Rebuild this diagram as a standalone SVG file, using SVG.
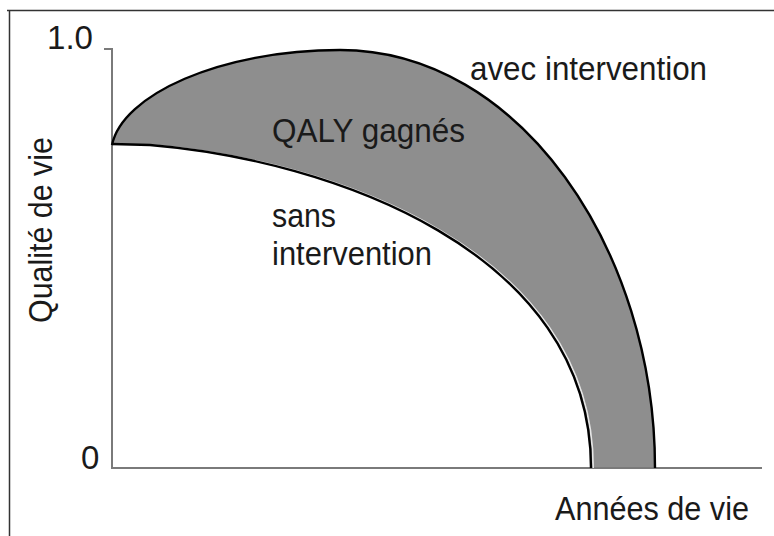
<svg xmlns="http://www.w3.org/2000/svg" width="774" height="536" viewBox="0 0 774 536">
<style>
.t{font-family:"Liberation Sans",Arial,sans-serif;font-size:33px;fill:#1a1a1a}
.frame{stroke:#333;stroke-width:1.5;fill:none}
.axis{stroke:#7a7a7a;stroke-width:2;fill:none}
.curve{stroke:#000;stroke-width:2.4;fill:none;stroke-linejoin:round}
</style>
<rect width="774" height="536" fill="#fff"/>
<g id="frame">
<path class="frame" d="M7,10.5 H774 M9.5,10 V536"/>
</g>
<g id="area">
<path d="M112,145 C122,95 220,50 340,50 C520,50 655,250 655,468 L591,468 C591,250 330,160 150,145 L112,144 Z" fill="#8e8e8e"/>
</g>
<g id="axes">
<path class="axis" d="M104,49 H112 V468 H762"/>
</g>
<g id="curves">
<path id="avec" class="curve" d="M112,145 C122,95 220,50 340,50 C520,50 655,250 655,468"/>
<path d="M150,145 C330,160 591,250 591,468" fill="none" stroke="#e6e6e6" stroke-width="1.6" transform="translate(2.2,0)"/>
<path id="sans" class="curve" d="M112,144 L150,145 C330,160 591,250 591,468"/>
</g>
<g id="labels">
<text class="t" x="47" y="49" textLength="46" lengthAdjust="spacingAndGlyphs">1.0</text>
<text class="t" x="81" y="469">0</text>
<text class="t" x="470" y="80" textLength="237" lengthAdjust="spacingAndGlyphs">avec intervention</text>
<text class="t" x="272" y="142" textLength="193" lengthAdjust="spacingAndGlyphs">QALY gagnés</text>
<text class="t" x="272" y="227" textLength="64" lengthAdjust="spacingAndGlyphs">sans</text>
<text class="t" x="272" y="265" textLength="160" lengthAdjust="spacingAndGlyphs">intervention</text>
<text class="t" x="555" y="520" textLength="194" lengthAdjust="spacingAndGlyphs">Années de vie</text>
<text class="t" transform="translate(51.5,323) rotate(-90)" x="0" y="0" textLength="186" lengthAdjust="spacingAndGlyphs">Qualité de vie</text>
</g>
</svg>
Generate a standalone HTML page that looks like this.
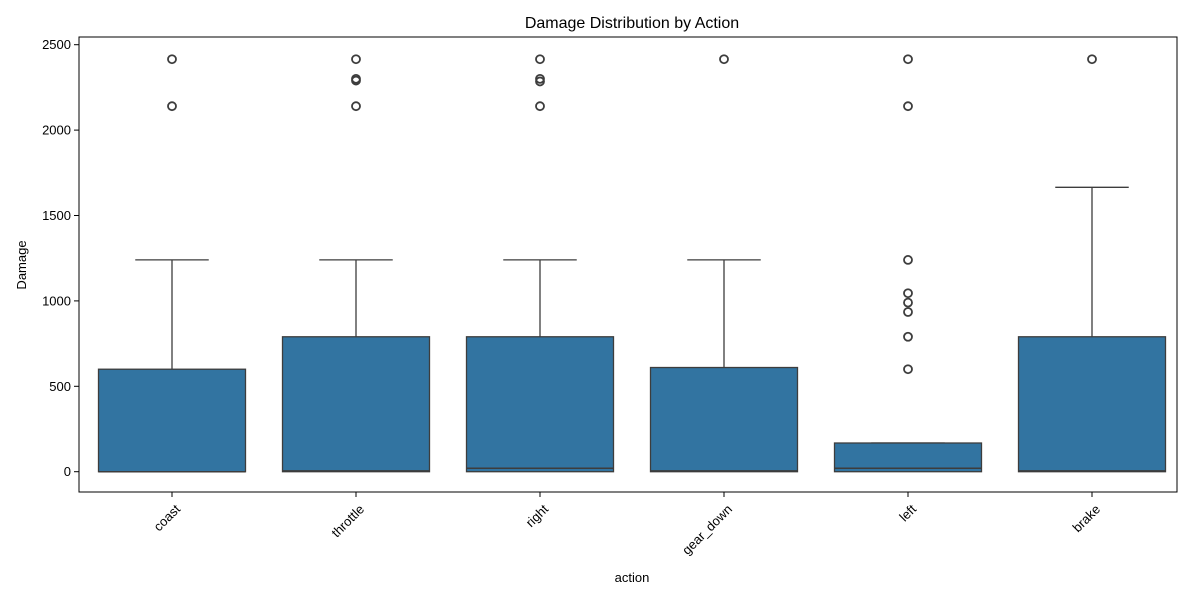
<!DOCTYPE html>
<html><head><meta charset="utf-8"><style>
body{margin:0;background:#fff;font-family:"Liberation Sans","DejaVu Sans",sans-serif}
</style></head><body>
<svg id="chart" width="1200" height="600" xmlns="http://www.w3.org/2000/svg">
<rect width="1200" height="600" fill="#fff"/>
<text x="632" y="28" font-size="16" text-anchor="middle" fill="#000">Damage Distribution by Action</text>
<g id="plot"></g>
<text x="632" y="582" font-size="13" text-anchor="middle">action</text>
<text transform="translate(26,265) rotate(-90)" font-size="13" text-anchor="middle">Damage</text>
</svg>
<script>
const categories=["coast","throttle","right","gear_down","left","brake"];
const q1=[0,0,0,0,0,0];
const medians=[0,5,20,5,20,5];
const q3=[600,790,790,610,168,790];
const whiskLo=[0,0,0,0,0,0];
const whiskHi=[1240,1240,1240,1240,168,1665];
const outliers=[[2415,2140],[2415,2300,2290,2140],[2415,2300,2285,2140],[2415],[2415,2140,1240,1045,990,935,790,600],[2415]];
const yTicks=[0,500,1000,1500,2000,2500];
const L=79,R=1177,T=37,B=492;
const y=v=>471.7-v*0.1708;
const x=i=>172+184*i;
const bw=147;
const g=document.getElementById('plot');
const NS="http://www.w3.org/2000/svg";
function mk(t,a){const e=document.createElementNS(NS,t);for(const k in a)e.setAttribute(k,a[k]);g.appendChild(e);return e;}
yTicks.forEach(v=>{
 const t=mk('line',{x1:L-5,x2:L,y1:y(v),y2:y(v),stroke:'#000','stroke-width':1});
 
 
 const l=mk('text',{x:L-8,y:y(v)+4.5,'font-size':13,'text-anchor':'end'});l.textContent=v;
 
 
});
categories.forEach((c,i)=>{
 const cx=x(i);
 const w=mk('line',{x1:cx,x2:cx,y1:y(q3[i]),y2:y(whiskHi[i]),stroke:'#3d3d3d','stroke-width':1.3});
 
 
 const cap=mk('line',{x1:cx-bw/4,x2:cx+bw/4,y1:y(whiskHi[i]),y2:y(whiskHi[i]),stroke:'#3d3d3d','stroke-width':1.3});
 
 
 const b=mk('rect',{x:cx-bw/2,y:y(q3[i]),width:bw,height:Math.max(1,y(q1[i])-y(q3[i])),fill:'#3274a1',stroke:'#3d3d3d','stroke-width':1.3});
 
 
 const m=mk('line',{x1:cx-bw/2,x2:cx+bw/2,y1:y(medians[i]),y2:y(medians[i]),stroke:'#3d3d3d','stroke-width':1.5});
 
 
 outliers[i].forEach(v=>{
  const o=mk('circle',{cx:cx,cy:y(v),r:4,fill:'none',stroke:'#3d3d3d','stroke-width':1.8});
  
  
 });
 const t=mk('line',{x1:cx,x2:cx,y1:B,y2:B+5,stroke:'#000'});
 
 
 const l=mk('text',{x:0,y:0,'font-size':13,'text-anchor':'end',transform:`translate(${cx+9},${B+18}) rotate(-45)`});l.textContent=c;
 
 
});
const fr=mk('rect',{x:L,y:T,width:R-L,height:B-T,fill:'none',stroke:'#000','stroke-width':1});


</script>
</body></html>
::::
Brief: Your task is to retype all the entries exactly and leave out any pictures.

Solved problem:
Rebuild this diagram as a standalone SVG file, using SVG.
<svg xmlns="http://www.w3.org/2000/svg" width="774" height="536" viewBox="0 0 774 536">
<style>
.t{font-family:"Liberation Sans",Arial,sans-serif;font-size:33px;fill:#1a1a1a}
.frame{stroke:#333;stroke-width:1.5;fill:none}
.axis{stroke:#7a7a7a;stroke-width:2;fill:none}
.curve{stroke:#000;stroke-width:2.4;fill:none;stroke-linejoin:round}
</style>
<rect width="774" height="536" fill="#fff"/>
<g id="frame">
<path class="frame" d="M7,10.5 H774 M9.5,10 V536"/>
</g>
<g id="area">
<path d="M112,145 C122,95 220,50 340,50 C520,50 655,250 655,468 L591,468 C591,250 330,160 150,145 L112,144 Z" fill="#8e8e8e"/>
</g>
<g id="axes">
<path class="axis" d="M104,49 H112 V468 H762"/>
</g>
<g id="curves">
<path id="avec" class="curve" d="M112,145 C122,95 220,50 340,50 C520,50 655,250 655,468"/>
<path d="M150,145 C330,160 591,250 591,468" fill="none" stroke="#e6e6e6" stroke-width="1.6" transform="translate(2.2,0)"/>
<path id="sans" class="curve" d="M112,144 L150,145 C330,160 591,250 591,468"/>
</g>
<g id="labels">
<text class="t" x="47" y="49" textLength="46" lengthAdjust="spacingAndGlyphs">1.0</text>
<text class="t" x="81" y="469">0</text>
<text class="t" x="470" y="80" textLength="237" lengthAdjust="spacingAndGlyphs">avec intervention</text>
<text class="t" x="272" y="142" textLength="193" lengthAdjust="spacingAndGlyphs">QALY gagnés</text>
<text class="t" x="272" y="227" textLength="64" lengthAdjust="spacingAndGlyphs">sans</text>
<text class="t" x="272" y="265" textLength="160" lengthAdjust="spacingAndGlyphs">intervention</text>
<text class="t" x="555" y="520" textLength="194" lengthAdjust="spacingAndGlyphs">Années de vie</text>
<text class="t" transform="translate(51.5,323) rotate(-90)" x="0" y="0" textLength="186" lengthAdjust="spacingAndGlyphs">Qualité de vie</text>
</g>
</svg>
Generate a standalone HTML page that looks like this.
<!DOCTYPE html>
<html><head><meta charset="utf-8"><style>
body{margin:0;background:#fff;font-family:"Liberation Sans","DejaVu Sans",sans-serif}
</style></head><body>
<svg id="chart" width="1200" height="600" xmlns="http://www.w3.org/2000/svg">
<rect width="1200" height="600" fill="#fff"/>
<text x="632" y="28" font-size="16" text-anchor="middle" fill="#000">Damage Distribution by Action</text>
<g id="plot"></g>
<text x="632" y="582" font-size="13" text-anchor="middle">action</text>
<text transform="translate(26,265) rotate(-90)" font-size="13" text-anchor="middle">Damage</text>
</svg>
<script>
const categories=["coast","throttle","right","gear_down","left","brake"];
const q1=[0,0,0,0,0,0];
const medians=[0,5,20,5,20,5];
const q3=[600,790,790,610,168,790];
const whiskLo=[0,0,0,0,0,0];
const whiskHi=[1240,1240,1240,1240,168,1665];
const outliers=[[2415,2140],[2415,2300,2290,2140],[2415,2300,2285,2140],[2415],[2415,2140,1240,1045,990,935,790,600],[2415]];
const yTicks=[0,500,1000,1500,2000,2500];
const L=79,R=1177,T=37,B=492;
const y=v=>471.7-v*0.1708;
const x=i=>172+184*i;
const bw=147;
const g=document.getElementById('plot');
const NS="http://www.w3.org/2000/svg";
function mk(t,a){const e=document.createElementNS(NS,t);for(const k in a)e.setAttribute(k,a[k]);g.appendChild(e);return e;}
yTicks.forEach(v=>{
 const t=mk('line',{x1:L-5,x2:L,y1:y(v),y2:y(v),stroke:'#000','stroke-width':1});
 
 
 const l=mk('text',{x:L-8,y:y(v)+4.5,'font-size':13,'text-anchor':'end'});l.textContent=v;
 
 
});
categories.forEach((c,i)=>{
 const cx=x(i);
 const w=mk('line',{x1:cx,x2:cx,y1:y(q3[i]),y2:y(whiskHi[i]),stroke:'#3d3d3d','stroke-width':1.3});
 
 
 const cap=mk('line',{x1:cx-bw/4,x2:cx+bw/4,y1:y(whiskHi[i]),y2:y(whiskHi[i]),stroke:'#3d3d3d','stroke-width':1.3});
 
 
 const b=mk('rect',{x:cx-bw/2,y:y(q3[i]),width:bw,height:Math.max(1,y(q1[i])-y(q3[i])),fill:'#3274a1',stroke:'#3d3d3d','stroke-width':1.3});
 
 
 const m=mk('line',{x1:cx-bw/2,x2:cx+bw/2,y1:y(medians[i]),y2:y(medians[i]),stroke:'#3d3d3d','stroke-width':1.5});
 
 
 outliers[i].forEach(v=>{
  const o=mk('circle',{cx:cx,cy:y(v),r:4,fill:'none',stroke:'#3d3d3d','stroke-width':1.8});
  
  
 });
 const t=mk('line',{x1:cx,x2:cx,y1:B,y2:B+5,stroke:'#000'});
 
 
 const l=mk('text',{x:0,y:0,'font-size':13,'text-anchor':'end',transform:`translate(${cx+9},${B+18}) rotate(-45)`});l.textContent=c;
 
 
});
const fr=mk('rect',{x:L,y:T,width:R-L,height:B-T,fill:'none',stroke:'#000','stroke-width':1});


</script>
</body></html>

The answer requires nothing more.